第1回学会が2018年11月3-4日に茨城大学水戸キャンパスで行われ、大会シンポジウム「面会交流の現状と課題-日本は海外から何を学ぶべきか」の4名の報告者のひとりに加わらせていただきました。
シンポジウムでは、■ドイツの「子どもの最善の利益となるように親責任を果たしていく」裁判所主導型の合意紛争解決モデル、■アメリカの「すべての離婚夫婦が裁判離婚を経て、離婚後に親同士がどのように養育上の責任を担うか、子どもとの時間の分担等詳細に取り決めるペアレンティングプランを作成する」実務、■同じくアメリカで「離婚前に司法過程に組み込まれている『離婚家庭と子どもへの支援FAITプログラム』」について、それぞれ法学者、家庭裁判所調査官、心理学者からの報告がありました。
日本の離婚の9割が協議離婚である現況と、諸外国において全離婚が裁判による成立(協議離婚は不可)である差異は、親の離婚が子どもに与える影響にどのような違いをもたらすのか、とても興味深いです。
日本において、手続き上は協議で簡便に離婚が成立するとはいえ、諸外国と比べて気軽に、安易に有子離婚している印象はありませんから(それどころか、日本の離婚はギリギリまで我慢して忍耐している分、子どものためにフレンドリーな元夫婦の新しい関係を築くことが難しいと指摘されるようなこともあります)、家族観には歴史的背景、文化、価値観が非常に反映されていることを改めて思います。と同時に、Vi-Projectは、多くの先輩方のご支援、ご指導のおかげで、ドイツやアメリカも含め、海外の先行研究を目で見て、肌で感じて、学び、もちろん十分に理解、把握できているとはいえませんが、そのうえで「今の」日本にあったかたちでのサポート内容を随時検討、提供してくることができた幸いを実感しました。
そしてなにより、この分野について真剣に考え、研究に実践に、力を注いでおられる方々がこれほどたくさんいらっしゃるのかと、会場に集まられた方々の姿に胸が熱くなりました。
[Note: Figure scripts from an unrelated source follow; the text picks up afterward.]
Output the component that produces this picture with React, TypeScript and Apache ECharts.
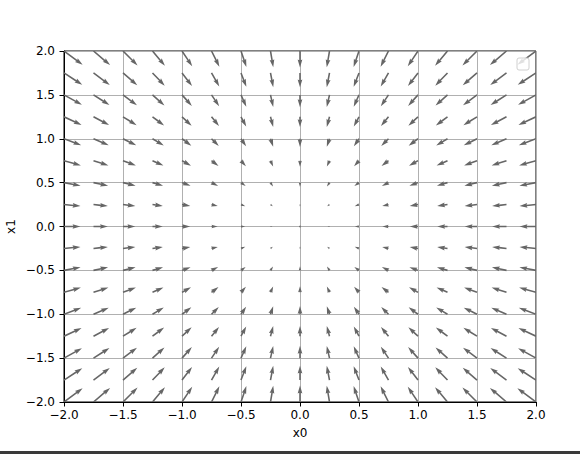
import React, { useEffect, useRef } from "react";
import * as echarts from "echarts";

// Grid positions of the arrows (data coordinates)
const gridX = [-2, -1.75, -1.5, -1.25, -1, -0.75, -0.5, -0.25, 0, 0.25, 0.5, 0.75, 1, 1.25, 1.5, 1.75, 2];
const gridY = [-2, -1.75, -1.5, -1.25, -1, -0.75, -0.5, -0.25, 0, 0.25, 0.5, 0.75, 1, 1.25, 1.5, 1.75, 2];
// Horizontal component of each arrow, per column (same order as gridX)
const uByColumn = [4, 3.5, 3, 2.5, 2, 1.5, 1, 0.5, 0, -0.5, -1, -1.5, -2, -2.5, -3, -3.5, -4];
// Vertical component of each arrow, per row (same order as gridY)
const vByRow = [4, 3.5, 3, 2.5, 2, 1.5, 1, 0.5, 0, -0.5, -1, -1.5, -2, -2.5, -3, -3.5, -4];

const xTitle = "x0";
const yTitle = "x1";

const FONT = "'DejaVu Sans', sans-serif";
const ARROW_COLOR = "#666666";
const PX_PER_UNIT = 4.1; // arrow screen length per unit of magnitude
const SHAFT_W = 1.57; // shaft width in px

function fmt(v: number) {
  return v.toFixed(1).replace("-", "\u2212");
}

export default function App() {
  const ref = useRef<HTMLDivElement>(null);
  useEffect(() => {
    if (!ref.current) return;
    const chart = echarts.init(ref.current, undefined, { renderer: "svg" });
    const data: number[][] = [];
    gridY.forEach((y, j) => {
      gridX.forEach((x, i) => {
        data.push([x, y, uByColumn[i], vByRow[j]]);
      });
    });

    const axisCommon = {
      type: "value" as const,
      min: -2,
      max: 2,
      interval: 0.5,
      nameLocation: "middle" as const,
      nameMoveOverlap: false,
      nameTextStyle: { color: "#000", fontFamily: FONT, fontSize: 12 },
      axisLine: { show: true, onZero: false, lineStyle: { color: "#000", width: 1 } },
      axisTick: { show: true, inside: false, length: 4.5, lineStyle: { color: "#000", width: 1 } },
      splitLine: { show: true, lineStyle: { color: "#b0b0b0", width: 1 } },
      axisLabel: {
        color: "#000",
        fontFamily: FONT,
        fontSize: 12,
        formatter: (v: number) => fmt(v),
      },
    };

    chart.setOption({
      animation: false,
      backgroundColor: "#ffffff",
      grid: {
        left: 64,
        top: 51,
        width: 472,
        height: 351,
        show: true,
        borderColor: "#000",
        borderWidth: 1,
        backgroundColor: "transparent",
        containLabel: false,
        outerBoundsMode: "none",
      },
      xAxis: {
        ...axisCommon,
        name: xTitle,
        nameGap: 25,
        axisLabel: { ...axisCommon.axisLabel, margin: 7 },
      },
      yAxis: {
        ...axisCommon,
        name: yTitle,
        nameGap: 47,
        axisLabel: { ...axisCommon.axisLabel, margin: 9 },
      },
      series: [
        {
          type: "custom",
          clip: true,
          z: 5,
          data,
          renderItem: (params: any, api: any) => {
            const x = api.value(0) as number;
            const y = api.value(1) as number;
            const u = api.value(2) as number;
            const v = api.value(3) as number;
            const p0 = api.coord([x, y]);
            const p1 = api.coord([x + u * 0.01, y + v * 0.01]);
            const dx = p1[0] - p0[0];
            const dy = p1[1] - p0[1];
            const dl = Math.hypot(dx, dy);
            const mag = Math.hypot(u, v);
            const Lw = (mag * PX_PER_UNIT) / SHAFT_W;
            if (Lw < 1 || dl === 0) {
              return {
                type: "circle",
                shape: { cx: p0[0], cy: p0[1], r: SHAFT_W / 2 },
                style: { fill: ARROW_COLOR },
              };
            }
            const minsh = 5;
            const L = Math.max(Lw, minsh);
            const s = Lw < minsh ? Lw / minsh : 1;
            const shape = [
              [0, -0.5],
              [L - 4.5, -0.5],
              [L - 5, -1.5],
              [L, 0],
              [L - 5, 1.5],
              [L - 4.5, 0.5],
              [0, 0.5],
            ];
            const ca = dx / dl;
            const sa = dy / dl;
            const pts = shape.map(([a, b]) => [
              p0[0] + (a * ca - b * sa) * SHAFT_W * s,
              p0[1] + (a * sa + b * ca) * SHAFT_W * s,
            ]);
            return {
              type: "polygon",
              shape: { points: pts },
              style: { fill: ARROW_COLOR, stroke: "none" },
            };
          },
        },
      ],
      graphic: [
        {
          type: "rect",
          z: 100,
          shape: { x: 517, y: 58, width: 12, height: 12, r: 2 },
          style: { fill: "rgba(255,255,255,0.8)", stroke: "#d0d0d0", lineWidth: 1 },
        },
        {
          type: "rect",
          z: 100,
          shape: { x: 0, y: 451, width: 580, height: 3 },
          style: { fill: "#3a3a3a" },
        },
      ],
    });
    return () => chart.dispose();
  }, []);
  return (
    <div
      ref={ref}
      style={{ position: "fixed", left: 0, top: 0, width: 580, height: 454 }}
    />
  );
}
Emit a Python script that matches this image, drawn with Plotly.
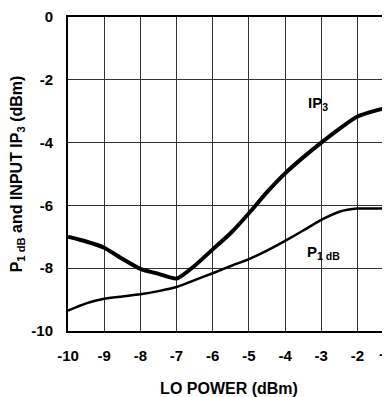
import plotly.graph_objects as go

lo_power = [-10, -9.5, -9, -8.5, -8, -7.5, -7, -6.5, -6, -5.5, -5, -4.5, -4, -3.5, -3, -2.5, -2, -1.5, -1]
ip3 = [-7.0, -7.15, -7.35, -7.7, -8.02, -8.18, -8.33, -7.92, -7.4, -6.88, -6.25, -5.58, -4.98, -4.47, -4.0, -3.56, -3.17, -2.98, -2.85]
p1db = [-9.35, -9.12, -8.97, -8.9, -8.83, -8.73, -8.6, -8.38, -8.16, -7.93, -7.71, -7.44, -7.13, -6.8, -6.46, -6.2, -6.1, -6.1, -6.1]

x_ticks = [-10, -9, -8, -7, -6, -5, -4, -3, -2]
y_ticks = [0, -2, -4, -6, -8, -10]
x_range = [-10, -1.1]
y_range = [-10, 0]

FONT = "Liberation Sans, Arial, Helvetica, sans-serif"

fig = go.Figure()
fig.add_trace(go.Scatter(x=lo_power, y=ip3, mode="lines",
                         line=dict(color="black", width=4, shape="spline", smoothing=0.6),
                         cliponaxis=True, showlegend=False))
fig.add_trace(go.Scatter(x=lo_power, y=p1db, mode="lines",
                         line=dict(color="black", width=2.5, shape="spline", smoothing=0.6),
                         cliponaxis=True, showlegend=False))

fig.add_annotation(x=-3.1, y=-2.75, xref="x", yref="y", text="IP<sub>3</sub>",
                   showarrow=False, font=dict(family=FONT, size=15, color="black", weight="bold"))
fig.add_annotation(x=-2.93, y=-7.5, xref="x", yref="y", text="P<sub>1 dB</sub>",
                   showarrow=False, font=dict(family=FONT, size=15, color="black", weight="bold"))

# partially visible "-1" tick label just past the right edge
fig.add_annotation(x=(-1 - x_range[0]) / (x_range[1] - x_range[0]), y=0, xref="paper", yref="paper",
                   yanchor="top", yshift=-12, text="-1", showarrow=False,
                   font=dict(family=FONT, size=15, color="black", weight="bold"))

fig.update_xaxes(range=x_range, tickvals=x_ticks, ticktext=[str(v) for v in x_ticks],
                 showgrid=True, gridcolor="#333333", gridwidth=1,
                 showline=True, linecolor="black", linewidth=2, mirror=True,
                 ticks="", ticklabelstandoff=10, zeroline=False, ticklabeloverflow="allow",
                 tickfont=dict(family=FONT, size=15, color="black", weight="bold"),
                 title=dict(text="LO POWER (dBm)", standoff=22,
                            font=dict(family=FONT, size=16, color="black", weight="bold")))
fig.update_yaxes(range=y_range, tickvals=y_ticks, ticktext=[str(v) for v in y_ticks],
                 showgrid=True, gridcolor="#333333", gridwidth=1,
                 showline=True, linecolor="black", linewidth=2, mirror=False,
                 ticks="", ticklabelstandoff=10, zeroline=False, ticklabeloverflow="allow",
                 tickfont=dict(family=FONT, size=15, color="black", weight="bold"),
                 title=dict(text="P<sub>1 dB</sub> and INPUT IP<sub>3</sub> (dBm)", standoff=6,
                            font=dict(family=FONT, size=16, color="black", weight="bold")))

# page body has an 8px default margin, so the figure is sized to fit inside it
fig.update_layout(width=382, height=389, margin=dict(l=60, r=0, t=4, b=65),
                  plot_bgcolor="white", paper_bgcolor="white")

fig.write_html("out.html")
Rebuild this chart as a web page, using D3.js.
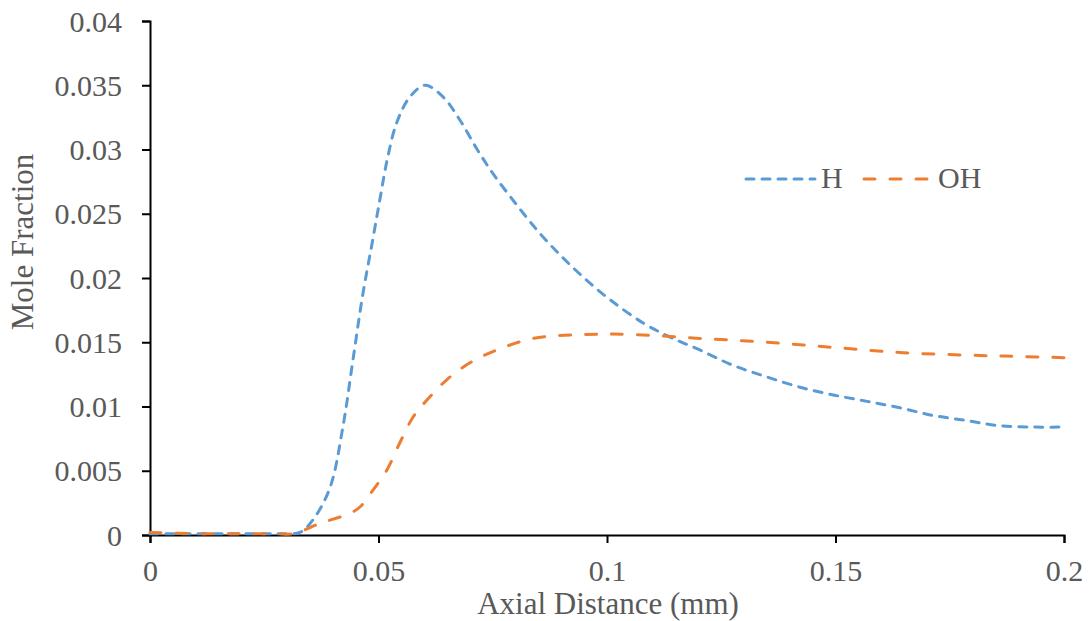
<!DOCTYPE html>
<html>
<head>
<meta charset="utf-8">
<script src="https://cdn.jsdelivr.net/npm/d3@7"></script>
<style>
  html, body { margin: 0; padding: 0; background: #fff; }
  svg { display: block; }
  text { font-family: "Liberation Serif", "Times New Roman", serif; fill: #595959; }
</style>
</head>
<body>
<svg id="chart" width="1089" height="621"></svg>
<script>
// ---- data ----
const hX = [0, 0.01, 0.02, 0.028, 0.0328, 0.0357, 0.0394, 0.0422, 0.0444, 0.0466, 0.0486, 0.0503, 0.0519, 0.054, 0.0569, 0.0602, 0.0641, 0.0678, 0.0716, 0.0751, 0.08, 0.085, 0.09, 0.095, 0.1007, 0.1079, 0.1138, 0.1203, 0.1276, 0.135, 0.1422, 0.1495, 0.1569, 0.1641, 0.1714, 0.1788, 0.186, 0.1935, 0.2];
const hY = [0.0001, 0.0001, 0.0001, 0.0001, 0.0002, 0.0012, 0.0037, 0.0084, 0.0136, 0.0188, 0.0227, 0.0261, 0.0292, 0.0321, 0.0341, 0.035, 0.0341, 0.0323, 0.0300, 0.0281, 0.0258, 0.0236, 0.0217, 0.0200, 0.0183, 0.0165, 0.0154, 0.0144, 0.0132, 0.0123, 0.0115, 0.0109, 0.0104, 0.0099, 0.0093, 0.0089, 0.0085, 0.0084, 0.0084];
const ohX = [0, 0.01, 0.02, 0.028, 0.0313, 0.0372, 0.0438, 0.046, 0.0488, 0.0519, 0.0547, 0.0576, 0.0606, 0.065, 0.07, 0.0759, 0.0839, 0.0948, 0.1057, 0.1203, 0.135, 0.1495, 0.1641, 0.1788, 0.1897, 0.2];
const ohY = [0.0002, 0.0001, 0.0001, 0.0001, 0.0001, 0.0009, 0.0017, 0.0022, 0.0035, 0.0051, 0.0072, 0.0092, 0.0105, 0.0121, 0.0134, 0.0144, 0.0153, 0.0156, 0.0156, 0.0153, 0.0150, 0.0146, 0.0142, 0.0140, 0.0139, 0.0138];
const xTicks = [0, 0.05, 0.1, 0.15, 0.2];
const xTickLabels = ["0", "0.05", "0.1", "0.15", "0.2"];
const yTicks = [0, 0.005, 0.01, 0.015, 0.02, 0.025, 0.03, 0.035, 0.04];
const yTickLabels = ["0", "0.005", "0.01", "0.015", "0.02", "0.025", "0.03", "0.035", "0.04"];
const seriesNames = ["H", "OH"];
const seriesColors = ["#5B9BD5", "#ED7D31"];

// ---- chart ----
const svg = d3.select("#chart");
const x = d3.scaleLinear().domain([0, 0.2]).range([150, 1064]);
const y = d3.scaleLinear().domain([0, 0.04]).range([535, 21]);

const series = [
  { name: seriesNames[0], color: seriesColors[0], dash: "8,8", pts: hX.map((v, i) => [v, hY[i]]) },
  { name: seriesNames[1], color: seriesColors[1], dash: "11,15", pts: ohX.map((v, i) => [v, ohY[i]]) }
];

const line = d3.line().x(d => x(d[0])).y(d => y(d[1])).curve(d3.curveCatmullRom.alpha(0.5));

// axes
const xAxis = d3.axisBottom(x).tickValues(xTicks).tickFormat((d, i) => xTickLabels[i]).tickSizeOuter(0).tickSize(8);
const yAxis = d3.axisLeft(y).tickValues(yTicks).tickFormat((d, i) => yTickLabels[i]).tickSizeOuter(0).tickSize(8).tickPadding(20);

const gx = svg.append("g").attr("transform", "translate(0,535)").call(xAxis);
const gy = svg.append("g").attr("transform", "translate(150,0)").call(yAxis);
[gx, gy].forEach(g => {
  g.select(".domain").attr("stroke", "#000").attr("stroke-width", 2);
  g.selectAll(".tick line").attr("stroke", "#000").attr("stroke-width", 2);
  g.selectAll(".tick text").style("font-family", "'Liberation Serif', serif").style("font-size", "30px").attr("fill", "#595959");
});
gy.selectAll(".tick text").attr("dy", "0.34em");
gx.selectAll(".tick text").attr("y", 46).attr("dy", null);

// lines
series.forEach(s => {
  svg.append("path").datum(s.pts)
    .attr("d", line)
    .attr("fill", "none")
    .attr("stroke", s.color)
    .attr("stroke-width", 3)
    .attr("stroke-linecap", "round")
    .attr("stroke-dasharray", s.dash);
});

// axis titles
svg.append("text").attr("x", 608).attr("y", 614).attr("text-anchor", "middle")
  .style("font-size", "31px").text("Axial Distance (mm)");
svg.append("text").attr("transform", "translate(33,242) rotate(-90)").attr("text-anchor", "middle")
  .style("font-size", "31px").text("Mole Fraction");

// legend
const legend = [
  { s: series[0], x1: 746, x2: 815, tx: 821 },
  { s: series[1], x1: 864, x2: 931, tx: 938 }
];
legend.forEach(l => {
  svg.append("line").attr("x1", l.x1).attr("x2", l.x2).attr("y1", 179).attr("y2", 179)
    .attr("stroke", l.s.color).attr("stroke-width", 3).attr("stroke-linecap", "round").attr("stroke-dasharray", l.s.dash);
  svg.append("text").attr("x", l.tx).attr("y", 188).style("font-size", "30px").text(l.s.name);
});
</script>
</body>
</html>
Vi-Projectの立ち上げ当初には、離婚・再婚家族と子どもへの支援との思いを掲げたことに対し、「それは他人がすることではない、余計なお世話。万一、なにか困ったことがあったとしても自分たちでなんとかすべきこと」という声は少なくありませんでした。そのご批判は常に私たちが「第三者の助けが必要なこととそうでないことの境界線」を意識し、判断を見誤らないことに役立っていますが、やはり、社会が子どもたちの育ちにサポートできうるところはあります。
今後も、より必要に即したサポートに努めてゆけるようスタッフ一同、真摯に取り組んでゆきます。